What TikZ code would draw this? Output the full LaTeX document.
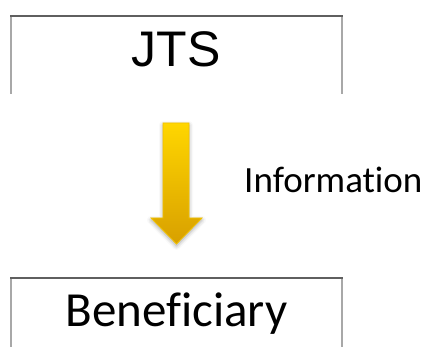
\documentclass[tikz,border=0pt]{standalone}
\usepackage{fontspec}
\setmainfont[Ligatures=NoCommon]{Carlito}
\newfontfamily\arialfont{Liberation Sans}
\usetikzlibrary{shadows.blur}
\definecolor{edgetop}{HTML}{5F5F5F}
\definecolor{edgeside}{HTML}{A8A8A8}
\definecolor{arrowtop}{HTML}{FFD600}
\definecolor{arrowbot}{HTML}{D8A000}
\definecolor{arrowedge}{HTML}{F2C200}
\tikzset{
  boxtop/.style={draw=edgetop, line width=2pt},
  boxside/.style={draw=edgeside, line width=2.6pt},
  label/.style={inner sep=0pt},
  flowarrow/.style={top color=arrowtop, bottom color=arrowbot, draw=arrowedge, line width=0.8pt,
    blur shadow={shadow xshift=0pt, shadow yshift=-2pt, shadow blur radius=4pt, shadow opacity=35}}
}
\begin{document}
\begin{tikzpicture}[x=1pt,y=1pt]
  \useasboundingbox (0,0) rectangle (428,347);
  \begin{scope}
    \clip (0,0) rectangle (428,347);
    % upper box, open at the bottom
    \draw[boxside] (11,331) -- (11,253);
    \draw[boxside] (342,331) -- (342,253);
    \draw[boxtop] (10,331) -- (343,331);
    % lower box, running off the page
    \draw[boxside] (11,69) -- (11,-5);
    \draw[boxside] (342,69) -- (342,-5);
    \draw[boxtop] (10,69) -- (343,69);
  \end{scope}
  \node[label, anchor=base] (jts) at (176,280) {\arialfont\fontsize{50}{60}\selectfont JTS};
  \node[label, anchor=base] (ben) at (176.5,20) {\fontsize{49}{58}\selectfont Beneficiary};
  % downward arrow
  \path[flowarrow] (163,224) -- (189,224) -- (189,129) -- (202,129) -- (176.5,103)
    -- (151,129) -- (163,129) -- cycle;
  \node[label, anchor=base west] (info) at (244,154) {\fontsize{37}{44}\selectfont Information};
\end{tikzpicture}
\end{document}
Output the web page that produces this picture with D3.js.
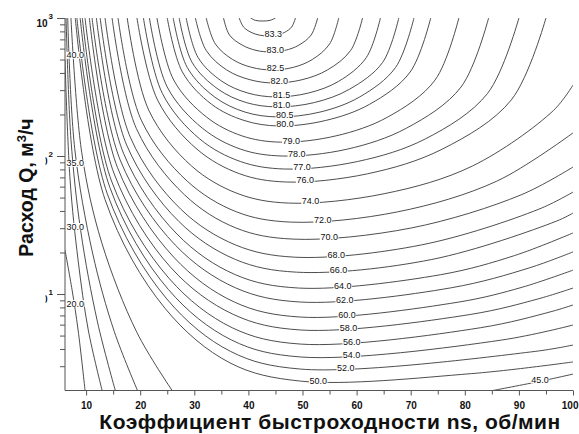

-----

THE TASK:
Copy the records above exactly, omitting every picture.

ANSWER FOR THE TASK:
What TikZ code would draw this? Output the full LaTeX document.
\documentclass[tikz,border=0pt]{standalone}
\usepackage{fontspec}
\setmainfont[Ligatures=NoCommon]{Carlito}
\newfontfamily\arialfont{Liberation Sans}
\usetikzlibrary{shadows.blur}
\definecolor{edgetop}{HTML}{5F5F5F}
\definecolor{edgeside}{HTML}{A8A8A8}
\definecolor{arrowtop}{HTML}{FFD600}
\definecolor{arrowbot}{HTML}{D8A000}
\definecolor{arrowedge}{HTML}{F2C200}
\tikzset{
  boxtop/.style={draw=edgetop, line width=2pt},
  boxside/.style={draw=edgeside, line width=2.6pt},
  label/.style={inner sep=0pt},
  flowarrow/.style={top color=arrowtop, bottom color=arrowbot, draw=arrowedge, line width=0.8pt,
    blur shadow={shadow xshift=0pt, shadow yshift=-2pt, shadow blur radius=4pt, shadow opacity=35}}
}
\begin{document}
\begin{tikzpicture}[x=1pt,y=1pt]
  \useasboundingbox (0,0) rectangle (428,347);
  \begin{scope}
    \clip (0,0) rectangle (428,347);
    % upper box, open at the bottom
    \draw[boxside] (11,331) -- (11,253);
    \draw[boxside] (342,331) -- (342,253);
    \draw[boxtop] (10,331) -- (343,331);
    % lower box, running off the page
    \draw[boxside] (11,69) -- (11,-5);
    \draw[boxside] (342,69) -- (342,-5);
    \draw[boxtop] (10,69) -- (343,69);
  \end{scope}
  \node[label, anchor=base] (jts) at (176,280) {\arialfont\fontsize{50}{60}\selectfont JTS};
  \node[label, anchor=base] (ben) at (176.5,20) {\fontsize{49}{58}\selectfont Beneficiary};
  % downward arrow
  \path[flowarrow] (163,224) -- (189,224) -- (189,129) -- (202,129) -- (176.5,103)
    -- (151,129) -- (163,129) -- cycle;
  \node[label, anchor=base west] (info) at (244,154) {\fontsize{37}{44}\selectfont Information};
\end{tikzpicture}
\end{document}
Output the web page that produces this picture with D3.js.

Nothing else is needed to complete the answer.